Навье и новь. Книга 1. Звездный рой - страница 10



Да чего далеко ходить, выйди на улицу, сядь за руль автомобиля и влейся в общий поток. Там, что ни выходка – ИНСТРУКЦИЯ. А боль всего лишь констатация факта: ты неизлечимо болен, болен давно, боль – твоя расплата. Не может же уравнение выглядеть так: Х=… (Где X – это твоя боль.) Оно, как минимум, должно иметь и правую сторону, пусть неизвестную, но соответствующую знаку равенства. Примерно так: X=Y(…), где Y твои поступки, в скобках их количество – сотворённое за всю твою недолгую и жалкую (может яркую) жизнь.

При рождении человек сплошная неизвестность (звёзды лишь светят над ним, ночью ему самому приходиться выбирать путь). Когда начинается боль – он уже свершившаяся личность. Вот одно мне непонятно может быть, ты прольёшь свет?

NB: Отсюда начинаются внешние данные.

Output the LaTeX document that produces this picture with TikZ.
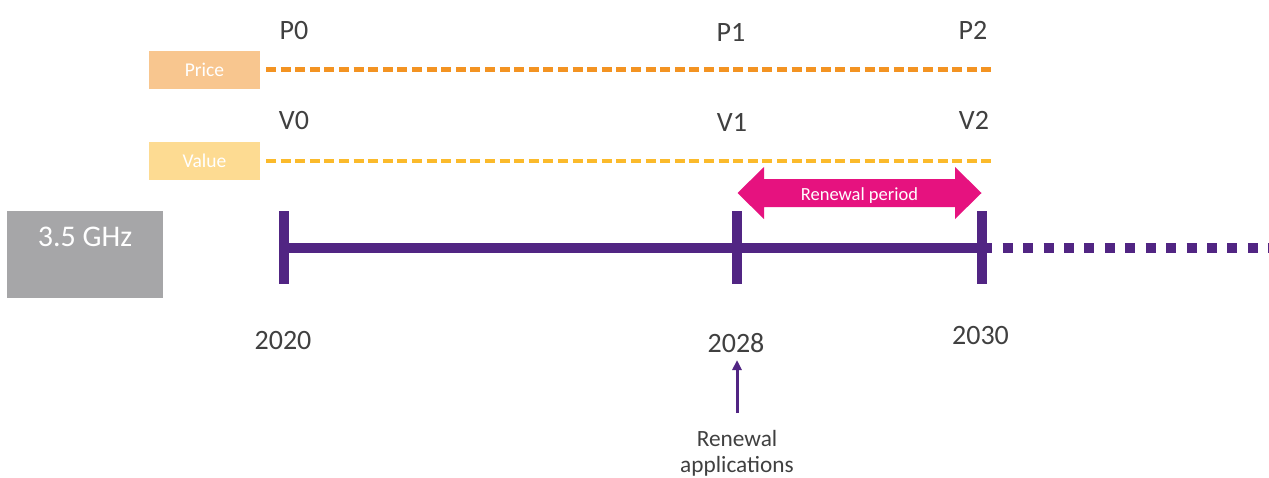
\documentclass[tikz,border=0pt]{standalone}
\usepackage{fontspec}
\setmainfont{Carlito}
\usetikzlibrary{arrows.meta}
\definecolor{pricebox}{HTML}{F8C68F}
\definecolor{valuebox}{HTML}{FDDB92}
\definecolor{priceline}{HTML}{F39322}
\definecolor{valueline}{HTML}{FBBA2B}
\definecolor{band}{HTML}{512583}
\definecolor{renewal}{HTML}{E6127F}
\definecolor{bandbox}{HTML}{A6A6A8}
\definecolor{ink}{HTML}{404040}
\tikzset{
  lbl/.style={text=ink, font=\fontsize{28}{30}\selectfont, anchor=base, inner sep=0pt},
  tagbox/.style={minimum width=111pt, minimum height=38pt, inner sep=0pt, text=white,
    font=\fontsize{19.5}{22}\selectfont},
  dashline/.style={line width=4.5pt, dash pattern=on 10pt off 4.6pt},
  tline/.style={band, line width=10pt, line cap=butt},
  tick/.style={band, line width=10pt, line cap=butt},
}
\begin{document}
\begin{tikzpicture}[x=1pt,y=-1pt]
\useasboundingbox (0,0) rectangle (1269,477);

% price and value rows
\node[tagbox, fill=pricebox] (price) at (204.5,70) {Price};
\node[tagbox, fill=valuebox] (value) at (204.5,161) {Value};
\coordinate (pS) at (266,69.5);
\coordinate (pE) at (991,69.5);
\coordinate (vS) at (266,161);
\coordinate (vE) at (991,161);
\draw[dashline, priceline] (pS) -- (pE);
\draw[dashline, valueline] (vS) -- (vE);

\node[lbl] (p0) at (294,39) {P0};
\node[lbl] (p1) at (731,41) {P1};
\node[lbl] (p2) at (973,39) {P2};
\node[lbl] (v0) at (294,129) {V0};
\node[lbl] (v1) at (732,131) {V1};
\node[lbl] (v2) at (974,129) {V2};

% band label
\node[fill=bandbox, minimum width=156pt, minimum height=87pt, inner sep=0pt] (band) at (85,254.5) {};
\node[text=white, font=\fontsize{30}{32}\selectfont, anchor=base, inner sep=0pt] (ghz) at (85,246) {3.5 GHz};

% licence timeline
\coordinate (t0s) at (279,247.5);
\coordinate (t2x) at (992,247.5);
\coordinate (d0) at (1002.7,247.5);
\coordinate (dE) at (1269,247.5);
\coordinate (t0a) at (284,211);
\coordinate (t0b) at (284,283.5);
\coordinate (t1a) at (737,211);
\coordinate (t1b) at (737,283.5);
\coordinate (t2a) at (982,211);
\coordinate (t2b) at (982,283.5);
\draw[tline] (t0s) -- (t2x);
\draw[tick] (t0a) -- (t0b);
\draw[tick] (t1a) -- (t1b);
\draw[tick] (t2a) -- (t2b);
\draw[band, line width=10pt, dash pattern=on 10pt off 10.43pt] (d0) -- (dE);

% renewal period arrow
\fill[renewal] (737.5,193) -- (764,167) -- (764,179) -- (955,179) -- (955,167)
  -- (981.5,193) -- (955,219) -- (955,207) -- (764,207) -- (764,219) -- cycle;
\node[text=white, font=\fontsize{18.5}{20}\selectfont, anchor=base, inner sep=0pt] (rp) at (859.5,200) {Renewal period};

% years
\node[lbl] (y2020) at (283,349) {2020};
\node[lbl] (y2028) at (736,352) {2028};
\node[lbl] (y2030) at (980.5,344) {2030};

% renewal applications
\node[text=ink, font=\fontsize{23.3}{26}\selectfont, align=center, anchor=north, inner sep=0pt] (apps) at (737,430.5) {Renewal\\applications};
\coordinate (appsTop) at (737,413);
\coordinate (appsTip) at (737,360);
\draw[band, line width=3pt, -{Triangle[length=10pt,width=9pt]}] (appsTop) -- (appsTip);
\end{tikzpicture}
\end{document}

Зачем-то перебирая раскиданные там и сям листы, теребя их в ладонях, я с видом легавой уставился на своё Я.

– Почему, когда наступает этот самый миг боли, все вопят одно и то же?!

Листы зашуршали и смолкли. Одни цикады продолжали свою бессмысленную трещотку. Я не выдержал испытание тишиной:

– Ну?

– За что!

– Что, «за что»?

Всё прозвучавшее показалось мне идиотизмом.

– Вот и я том же. Все возмущённо орут: «За что?!» Моё явление, не моя прихоть – я обыкновенный служитель. Я исполняю…

– Чью-то волю! Так я и знал, что этим всё закончится. Тебе в иеговисты податься нужно, такой талант пропадает, – вскричал я, напоминая Архимеда, голым выскочившим из ванны.

– Те тоже уходят далеко не смиренно, орут, ещё как орут. Я же исполняю волю…

И снова пауза, вот не замечал за собой такой актёрской способности, ну наконец-то.

– Орущего. Вопиющего.

Листы сами собой выпали из моих рук, порхнули за перила и пропали в темноте.

Недоумённо разглядываю чистые половые доски балкона, выкрашенные в модный цвет какого-то тропического дерева, они – доски – только что были завалены бумагой различных форматов и ценности, от научных трудов светил медицины, до кратких инструкций по технике безопасности.

Например, как мыть окна в психиатрическом диспансере. Шорох, с которым исчезли отпечатанные в типографии листы, напомнил мне другой: шуршание осыпи тонущего корабля-утёса или поскрёбывание коготков множества крыс по накренившейся палубе, спасающихся бегством.

В конце концов, мне удалось выдавить из себя членораздельную фразу вместо набора бессмысленных гласных и согласных звуков:

– Как о-рущего?..

– Из меня неважный математик, если не сказать больше, но что-то подсказывает, что если математика часть этого мира, его логически-цифровое выражение, то уравнение, о котором мы уже с тобой говорили, должно иметь законченную и гармоничную форму. И неизвестные в нём до поры до времени, их обязательно откроют и поместят там, где нужно.

Так вот, если формула давно открыта людям и можно просчитать заранее результат, тогда почему у исписанной доски жизни всё повторяется снова и снова: учитель строг, ученик знает «за что» и всё равно возмущён: «За что!» Ученик неразумен? Тупица каких свет не видывал? Или упёртый лентяй?

Или всего помаленьку?

Я замолчал, молчал и я. Ночь искрилась над нами и темнела внизу.

– Если бы ты пил из чистого источника, я не стал бы мыть в нём проклятый инструмент.

Начинаю без отвращения рассматривать близкое, много раз виденное отражение, знакомое до каждой родинки, до чёрточки. В голосе слышалось сожаление и сострадание. В голосе палача.

– Когда боль посещает тебя, не обвиняй никого: ты был чистым источником, а стал временем. Нетерпеливые секунды счастья своей никчёмной суетливостью замутили прозрачность воды, такую воду пить не хочется – она вызывает отвращение.